Thursday, April 14, 2011

Part of the solution?

It’s Thursday here at the zombie blog. And that means it’s time to delve into a random thing I have been thinking about. I have to show you this T-Shirt graphic I found.

How perfect. Zombies are part of the precipitate. They are what is left over. They are what falls out of the stream. They are everything you wish you had done but came up with an excuse not to.

I want to be a part of the solution. This morning has been good. Yeah, I actually said that. It has been a good morning. I woke up, and despite having a stiff neck and nightmares, I greeted my hubby with a cheerful good morning. Then he asked me to go to the track this morning.
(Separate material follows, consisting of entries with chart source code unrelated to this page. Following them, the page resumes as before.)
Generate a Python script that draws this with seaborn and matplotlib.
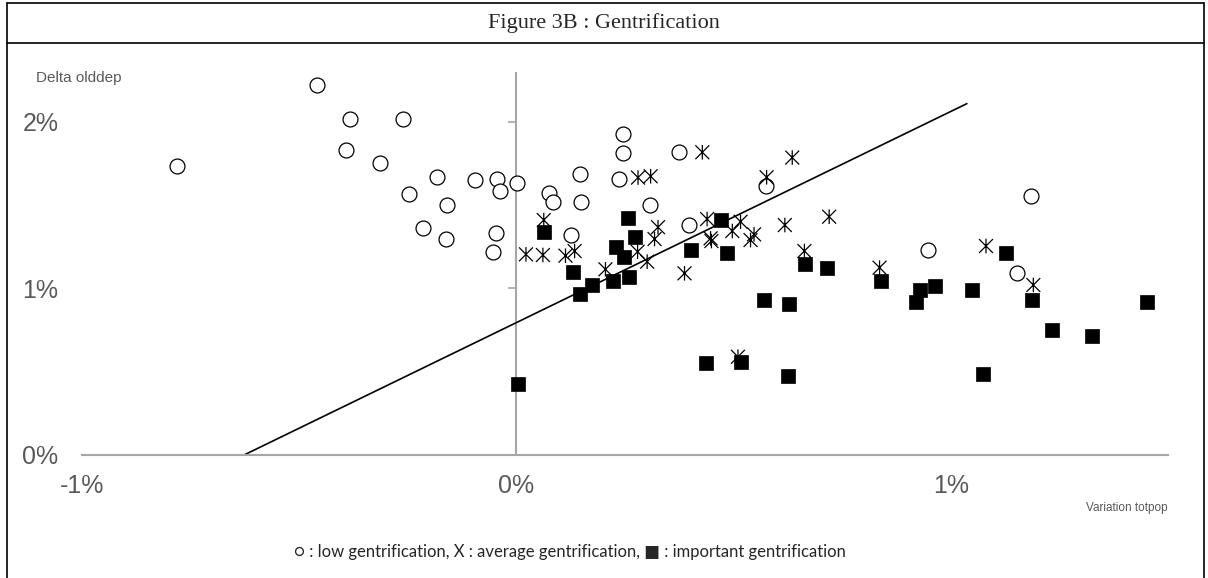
import numpy as np
import pandas as pd
import matplotlib
matplotlib.use("Agg")
import matplotlib.pyplot as plt
from matplotlib.lines import Line2D
from matplotlib.path import Path
import seaborn as sns

# values in percent
low_x = [-0.782, -0.46, -0.382, -0.26, -0.393, -0.313, -0.247, -0.182, -0.159, -0.214,
         -0.163, -0.096, -0.044, -0.037, 0.001, -0.047, -0.053, 0.074, 0.085, 0.147,
         0.148, 0.125, 0.245, 0.246, 0.237, 0.374, 0.307, 0.397, 0.574, 0.947, 1.184, 1.153]
low_y = [1.738, 2.22, 2.02, 2.018, 1.83, 1.756, 1.57, 1.67, 1.50, 1.362,
         1.30, 1.65, 1.658, 1.587, 1.636, 1.333, 1.219, 1.574, 1.522, 1.69,
         1.52, 1.321, 1.928, 1.814, 1.658, 1.818, 1.503, 1.383, 1.616, 1.231, 1.556, 1.091]

avg_x = [0.280, 0.309, 0.428, 0.063, 0.022, 0.061, 0.113, 0.134, 0.326, 0.318,
         0.279, 0.301, 0.205, 0.387, 0.635, 0.576, 0.439, 0.516, 0.497, 0.447,
         0.449, 0.547, 0.539, 0.618, 0.720, 0.663, 0.836, 0.510, 1.081, 1.190]
avg_y = [1.666, 1.674, 1.818, 1.411, 1.205, 1.201, 1.197, 1.225, 1.368, 1.297,
         1.221, 1.161, 1.115, 1.091, 1.786, 1.668, 1.417, 1.401, 1.345, 1.301,
         1.285, 1.325, 1.291, 1.381, 1.431, 1.225, 1.125, 0.590, 1.255, 1.021]

imp_x = [0.064, 0.256, 0.272, 0.230, 0.248, 0.402, 0.130, 0.146, 0.175, 0.222,
         0.259, 0.004, 0.472, 0.484, 0.664, 0.714, 0.571, 0.627, 0.839, 0.928,
         0.920, 0.963, 1.048, 0.437, 0.516, 0.626, 1.075, 1.128, 1.188, 1.233, 1.326, 1.452]
imp_y = [1.341, 1.422, 1.311, 1.251, 1.191, 1.231, 1.097, 0.967, 1.021, 1.047,
         1.067, 0.426, 1.411, 1.211, 1.147, 1.125, 0.931, 0.907, 1.047, 0.991,
         0.921, 1.015, 0.991, 0.551, 0.560, 0.474, 0.485, 1.215, 0.931, 0.751, 0.715, 0.919]

trend_x = [-0.627, 1.037]
trend_y = [0.0, 2.11]

x_ticks = [-1, 0, 1]
y_ticks = [0, 1, 2]
x_lim = (-1, 1.5)
y_lim = (0, 2.3)

sns.set_style("white")
plt.rcParams['font.family'] = ['Liberation Sans', 'DejaVu Sans']

# excel-like star marker: an X with a vertical bar
star = Path([(-1, -1), (1, 1), (-1, 1), (1, -1), (0, -1.05), (0, 1.05)],
            [Path.MOVETO, Path.LINETO, Path.MOVETO, Path.LINETO, Path.MOVETO, Path.LINETO])

fig = plt.figure(figsize=(12.08, 5.78), dpi=100)
ax = fig.add_axes([82 / 1208, 1 - 455 / 578, (1168 - 82) / 1208, (455 - 72) / 578])

grey = '#a6a6a6'
lab = '#595959'

ax.axvline(0, color=grey, lw=1.5, zorder=1)
sns.lineplot(x=trend_x, y=trend_y, color='black', lw=1.2, ax=ax, zorder=2)

sns.scatterplot(x=low_x, y=low_y, marker='o', s=115, facecolor='white',
                edgecolor='black', linewidth=0.9, ax=ax, zorder=3)
sns.scatterplot(x=avg_x, y=avg_y, marker=star, s=110, facecolor='none',
                edgecolor='black', linewidth=0.9, ax=ax, zorder=4)
sns.scatterplot(x=imp_x, y=imp_y, marker='s', s=100, color='black',
                edgecolor='black', linewidth=0.5, ax=ax, zorder=5)

ax.set_xlim(*x_lim)
ax.set_ylim(*y_lim)
ax.set_xticks(x_ticks)
ax.set_xticklabels([f"{v}%" for v in x_ticks])
ax.set_yticks(y_ticks)
ax.set_yticklabels([f"{v}%" for v in y_ticks])
for s in ['top', 'right', 'left']:
    ax.spines[s].set_visible(False)
ax.spines['bottom'].set_color(grey)
ax.spines['bottom'].set_linewidth(1.5)
ax.tick_params(axis='x', colors=grey, length=5, width=1.2, direction='out',
               labelcolor=lab, labelsize=18, pad=9)
ax.tick_params(axis='y', length=0, labelcolor=lab, labelsize=18, pad=17)

# vertical axis crossing at x = 0, ticks pointing left
loc = (0 - x_lim[0]) / (x_lim[1] - x_lim[0])
sec = ax.secondary_yaxis(loc)
sec.set_yticks(y_ticks)
sec.spines['left'].set_visible(False)
sec.tick_params(axis='y', colors=grey, length=6, width=1.2, direction='out', labelleft=False)

ax.text(1.0, -0.138, "Variation totpop", transform=ax.transAxes, ha='right', va='center',
        fontsize=8.5, color=lab)
fig.text(36 / 1208, 1 - 78 / 578, "Delta olddep", ha='left', va='center',
         fontsize=11, color=lab)

fig.text(0.5, 1 - 23 / 578, "Figure 3B : Gentrification", ha='center', va='center',
         fontsize=16, family=['Liberation Serif', 'DejaVu Serif'])
fig.text(570 / 1208, 1 - 552 / 578,
         "\u25cb : low gentrification, X : average gentrification, \u25a0 : important gentrification",
         ha='center', va='center', fontsize=12, family=['Lato', 'DejaVu Sans'])

# table cell borders
bl = 1.2
fig.add_artist(Line2D([7 / 1208, 1204 / 1208], [1 - 3 / 578] * 2, color='black', lw=bl))
fig.add_artist(Line2D([7 / 1208, 1204 / 1208], [1 - 43 / 578] * 2, color='black', lw=bl))
fig.add_artist(Line2D([7 / 1208] * 2, [0, 1 - 3 / 578], color='black', lw=bl))
fig.add_artist(Line2D([1204 / 1208] * 2, [0, 1 - 3 / 578], color='black', lw=bl))

fig.savefig("out.png", dpi=100)
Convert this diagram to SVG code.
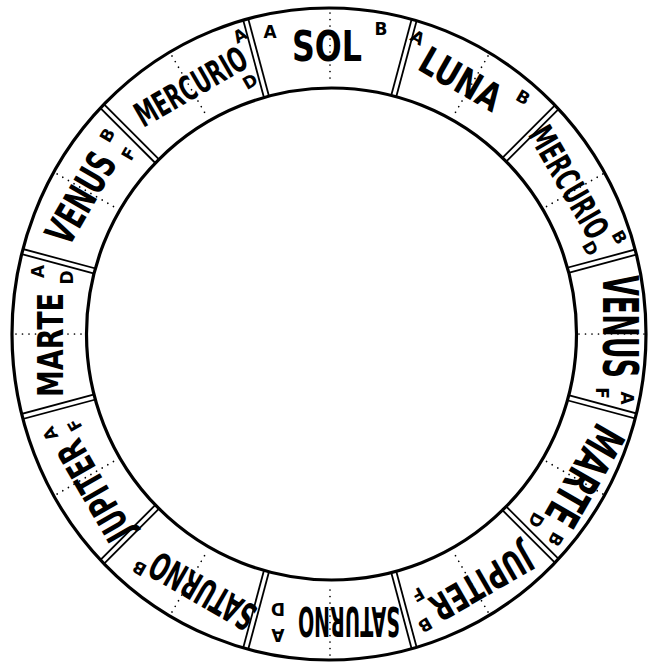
<svg xmlns="http://www.w3.org/2000/svg" width="649" height="665" viewBox="0 0 649 665">
<style>
.ring{fill:none;stroke:#000;stroke-width:3.2}
.dot{stroke:#000;stroke-width:1.7;stroke-linecap:round;stroke-dasharray:0 6.5;fill:none}
.name{font-family:"DejaVu Sans Condensed","DejaVu Sans",sans-serif;font-weight:bold;text-anchor:middle;fill:#000}
.mk{font-family:"DejaVu Sans",sans-serif;font-weight:bold;font-size:17px;text-anchor:middle;fill:#000}
</style>
<defs>
<clipPath id="ringclip"><path clip-rule="evenodd" d="M12,334a317,326 0 1,0 634,0a317,326 0 1,0 -634,0ZM86.5,334a245,246 0 1,0 490,0a245,246 0 1,0 -490,0Z"/></clipPath>
<g id="dv" stroke="#000" stroke-width="1.8"><line x1="-2.6" y1="-225" x2="-2.6" y2="-345"/><line x1="2.6" y1="-225" x2="2.6" y2="-345"/></g>
</defs>
<rect width="649" height="665" fill="#fff"/>
<g id="connectors" clip-path="url(#ringclip)">
<use href="#dv" transform="translate(330,334) rotate(15)"/>
<use href="#dv" transform="translate(330,334) rotate(45)"/>
<use href="#dv" transform="translate(330,334) rotate(75)"/>
<use href="#dv" transform="translate(330,334) rotate(105)"/>
<use href="#dv" transform="translate(330,334) rotate(135)"/>
<use href="#dv" transform="translate(330,334) rotate(165)"/>
<use href="#dv" transform="translate(330,334) rotate(195)"/>
<use href="#dv" transform="translate(330,334) rotate(225)"/>
<use href="#dv" transform="translate(330,334) rotate(255)"/>
<use href="#dv" transform="translate(330,334) rotate(285)"/>
<use href="#dv" transform="translate(330,334) rotate(315)"/>
<use href="#dv" transform="translate(330,334) rotate(345)"/>
</g>
<g id="rings">
<ellipse class="ring" cx="329" cy="334" rx="317" ry="326"/>
<ellipse class="ring" cx="331.5" cy="334" rx="245" ry="246"/>
</g>
<g id="sol" transform="translate(330,48)">
<line class="dot" x1="0" y1="-35" x2="0" y2="35"/>
<text class="name" transform="translate(-3,12.5) scale(1,1.193)" font-size="35.2" textLength="70" lengthAdjust="spacingAndGlyphs">SOL</text>
<text class="mk" x="-60" y="-9.8">A</text>
<text class="mk" x="51" y="-12.8">B</text>
</g>
<g id="luna" transform="translate(470.5,86.3) rotate(30)">
<line class="dot" x1="0" y1="-35" x2="0" y2="35"/>
<text class="name" transform="translate(-12,12) scale(1,1.189)" font-size="31.95" textLength="88" lengthAdjust="spacingAndGlyphs">LUNA</text>
<text class="mk" x="-70" y="-9.8">A</text>
<text class="mk" x="51" y="-10.8">B</text>
</g>
<g id="mercurio-r" transform="translate(573.4,191) rotate(60)">
<line class="dot" x1="0" y1="-34" x2="0" y2="34"/>
<text class="name" transform="translate(-10,11.5) scale(1,1.478)" font-size="23" textLength="124" lengthAdjust="spacingAndGlyphs">MERCURIO</text>
<text class="mk" x="63" y="-10.8">B</text>
<text class="mk" x="58" y="20.2">D</text>
</g>
<g id="venus-r" transform="translate(611,334) rotate(90)">
<line class="dot" x1="0" y1="-33" x2="0" y2="33"/>
<text class="name" transform="translate(-7.5,8.5) scale(1,1.672)" font-size="29.9" textLength="103" lengthAdjust="spacingAndGlyphs">VENUS</text>
<text class="mk" x="64" y="-9.8">A</text>
<text class="mk" x="59" y="15.2">F</text>
</g>
<g id="marte-r" transform="translate(573.4,477) rotate(120)">
<line class="dot" x1="0" y1="-34" x2="0" y2="34"/>
<text class="name" transform="translate(-6.5,7) scale(1,1.484)" font-size="31" textLength="109" lengthAdjust="spacingAndGlyphs">MARTE</text>
<text class="mk" x="63" y="-9.8">B</text>
<text class="mk" x="56" y="16.7">D</text>
</g>
<g id="jupiter-r" transform="translate(470.5,581.7) rotate(150)">
<line class="dot" x1="0" y1="-35" x2="0" y2="35"/>
<text class="name" transform="translate(-9,7) scale(1,1.352)" font-size="28.1" textLength="112" lengthAdjust="spacingAndGlyphs">JUPITER</text>
<text class="mk" x="61" y="-8.8">B</text>
<text class="mk" x="52" y="21.2">F</text>
</g>
<g id="saturno-b" transform="translate(330,620) rotate(180)">
<line class="dot" x1="0" y1="-35" x2="0" y2="35"/>
<text class="name" transform="translate(-19,13) scale(1,1.961)" font-size="20.4" textLength="102" lengthAdjust="spacingAndGlyphs">SATURNO</text>
<text class="mk" x="52" y="-8.8">A</text>
<text class="mk" x="52" y="16.7">D</text>
</g>
<g id="saturno-bl" transform="translate(189.5,581.7) rotate(210)">
<line class="dot" x1="0" y1="-35" x2="0" y2="35"/>
<text class="name" transform="translate(-16,12) scale(1,1.61)" font-size="23.6" textLength="116" lengthAdjust="spacingAndGlyphs">SATURNO</text>
<text class="mk" x="50" y="-7.4">B</text>
</g>
<g id="jupiter-l" transform="translate(86.6,477) rotate(240)">
<line class="dot" x1="0" y1="-34" x2="0" y2="34"/>
<text class="name" transform="translate(-16,13.5) scale(1,1.377)" font-size="27.6" textLength="110" lengthAdjust="spacingAndGlyphs">JUPITER</text>
<text class="mk" x="55.5" y="-3.8">A</text>
<text class="mk" x="51" y="21.7">F</text>
</g>
<g id="marte-l" transform="translate(49,334) rotate(270)">
<line class="dot" x1="0" y1="-33" x2="0" y2="33"/>
<text class="name" transform="translate(-11,14) scale(1,1.216)" font-size="29.6" textLength="104" lengthAdjust="spacingAndGlyphs">MARTE</text>
<text class="mk" x="62.5" y="-5.3">A</text>
<text class="mk" x="56.5" y="23.7">D</text>
</g>
<g id="venus-l" transform="translate(86.6,191) rotate(300)">
<line class="dot" x1="0" y1="-34" x2="0" y2="34"/>
<text class="name" transform="translate(-9,13) scale(1,1.439)" font-size="28.5" textLength="98" lengthAdjust="spacingAndGlyphs">VENUS</text>
<text class="mk" x="58.7" y="-4.1">B</text>
<text class="mk" x="53.4" y="23.7">F</text>
</g>
<g id="mercurio-l" transform="translate(189.5,86.3) rotate(330)">
<line class="dot" x1="0" y1="-35" x2="0" y2="35"/>
<text class="name" transform="translate(1,13) scale(1,1.478)" font-size="23" textLength="124" lengthAdjust="spacingAndGlyphs">MERCURIO</text>
<text class="mk" x="69" y="-12.8">A</text>
<text class="mk" x="55" y="32.2">D</text>
</g>
</svg>
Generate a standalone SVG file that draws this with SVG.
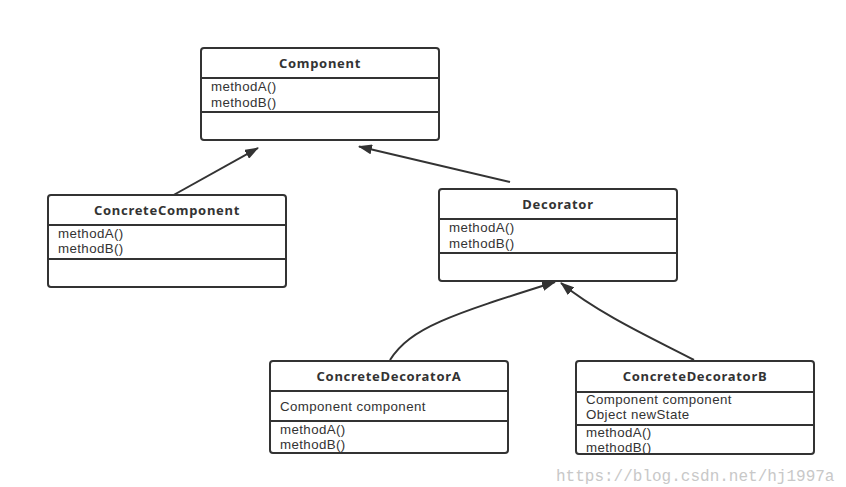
<svg xmlns="http://www.w3.org/2000/svg" width="846" height="487" viewBox="0 0 846 487">
<style>
.box{fill:#fff;stroke:#333;stroke-width:2}
.div{stroke:#333;stroke-width:2}
.t{font-family:"Noto Sans",sans-serif;font-size:13px;font-weight:bold;fill:#333;text-anchor:middle;letter-spacing:0.7px}
.m{font-family:"Liberation Sans",Arial,sans-serif;font-size:13.3px;fill:#333;letter-spacing:0.4px}
.c{fill:none;stroke:#333;stroke-width:2}
.wm{font-family:"Liberation Mono",monospace;font-size:16px;fill:#c8c8c8}
</style>
<defs>
<marker id="arr" viewBox="0 0 14 10" refX="13" refY="5" markerWidth="14" markerHeight="10" markerUnits="userSpaceOnUse" orient="auto">
<path d="M0,0 L14,5 L0,10 Z" fill="#333"/>
</marker>
</defs>
<rect width="846" height="487" fill="#fff"/>
<g id="connectors">
<path class="c" d="M170,197 L258,148" marker-end="url(#arr)"/>
<path class="c" d="M510,182 L359,146.5" marker-end="url(#arr)"/>
<path class="c" d="M390,360 C410,328 450,315 555,282" marker-end="url(#arr)"/>
<path class="c" d="M694,360 C660,342 600,315 561,283" marker-end="url(#arr)"/>
</g>
<g id="Component">
<rect class="box" x="201" y="48" width="238" height="92" rx="3"/>
<line class="div" x1="201" y1="78" x2="439" y2="78"/>
<line class="div" x1="201" y1="112" x2="439" y2="112"/>
<text class="t" x="320" y="68">Component</text>
<text class="m" x="211" y="91">methodA()</text>
<text class="m" x="211" y="107">methodB()</text>
</g>
<g id="ConcreteComponent">
<rect class="box" x="48" y="195" width="238" height="92" rx="3"/>
<line class="div" x1="48" y1="225" x2="286" y2="225"/>
<line class="div" x1="48" y1="259" x2="286" y2="259"/>
<text class="t" x="167" y="215">ConcreteComponent</text>
<text class="m" x="58" y="238">methodA()</text>
<text class="m" x="58" y="253">methodB()</text>
</g>
<g id="Decorator">
<rect class="box" x="439" y="189" width="238" height="92" rx="3"/>
<line class="div" x1="439" y1="219" x2="677" y2="219"/>
<line class="div" x1="439" y1="253" x2="677" y2="253"/>
<text class="t" x="558" y="209">Decorator</text>
<text class="m" x="449" y="232">methodA()</text>
<text class="m" x="449" y="248">methodB()</text>
</g>
<g id="ConcreteDecoratorA">
<rect class="box" x="270" y="361" width="238" height="92" rx="3"/>
<line class="div" x1="270" y1="391" x2="508" y2="391"/>
<line class="div" x1="270" y1="421" x2="508" y2="421"/>
<text class="t" x="389" y="381">ConcreteDecoratorA</text>
<text class="m" x="280" y="411">Component component</text>
<text class="m" x="280" y="434">methodA()</text>
<text class="m" x="280" y="449">methodB()</text>
</g>
<g id="ConcreteDecoratorB">
<rect class="box" x="576" y="361" width="238" height="93" rx="3"/>
<line class="div" x1="576" y1="392" x2="814" y2="392"/>
<line class="div" x1="576" y1="425" x2="814" y2="425"/>
<text class="t" x="695" y="381">ConcreteDecoratorB</text>
<text class="m" x="586" y="404">Component component</text>
<text class="m" x="586" y="419">Object newState</text>
<text class="m" x="586" y="437">methodA()</text>
<text class="m" x="586" y="452">methodB()</text>
</g>
<text class="wm" x="556" y="481">https://blog.csdn.net/hj1997a</text>
</svg>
I wanted to resist going to workout with every fiber. However, we have a deal. If one of us manages to come up with the gumption to go do something physical, the other person MUST be supportive and cannot opt out of going. (Barring severe illness or injury of course) So what I really wanted to say was…. I don’t want to. But I will go if you want me to. I didn’t say that. I said… Ok. I had my breakfast shake, got dressed, and we went to the walking track, puppy in tow of course.

It was HOT despite the fact it wasn’t even 11 yet. But we went and we started walking and we didn’t go fast. I have lost my stamina. I need to recondition my body. But we went and we walked and we talked like old times. It was so much fun. Admittedly, the working out headaches have come back and I am disappointed about that. However, I walked the full mile. We stopped for just a couple of minutes to sit in the shade. This was mostly because we are all, Lucy included, getting used to being active in the heat again. I am so proud of myself. I really am. I am proud that I didn’t say no this morning. I am proud that I walked the full mile. I am proud that I am being honest about how I feel about it.

Lunch wasn’t terribly healthy. It was burritos with the trimmings. But I wrote it all down. I wrote down everything I ate yesterday. I am doing well for day 2 now. I feel like there might actually be some light at the end of this tunnel. Now, as soon as we can afford it, I’ll get my body bugg up and running again. Right now, I am listening to my body. I am eagerly waiting to notice that my knees don’t hurt as much, or I don’t get winded so quickly.

I am realizing now how important these things were to me before. When all that mattered to me were the numbers on the scale, I didn’t realize how much these non scale related signs meant to me. Just like when I lost 25lbs in a month and didn’t realize what an accomplishment that was. Having fallen way down and needing to pick myself up again is allowing me to see all of those things that were so important but that I was so obsessed with other things to notice.

1 comments:

Sandelightful said...

OMG! I am so very super proud of you! I want to shower you with sparkly stars!!!! And you know how those things get everywhere. You'll find them in the carpet for years, and always have a reminder of how far you have come and how awesome you are!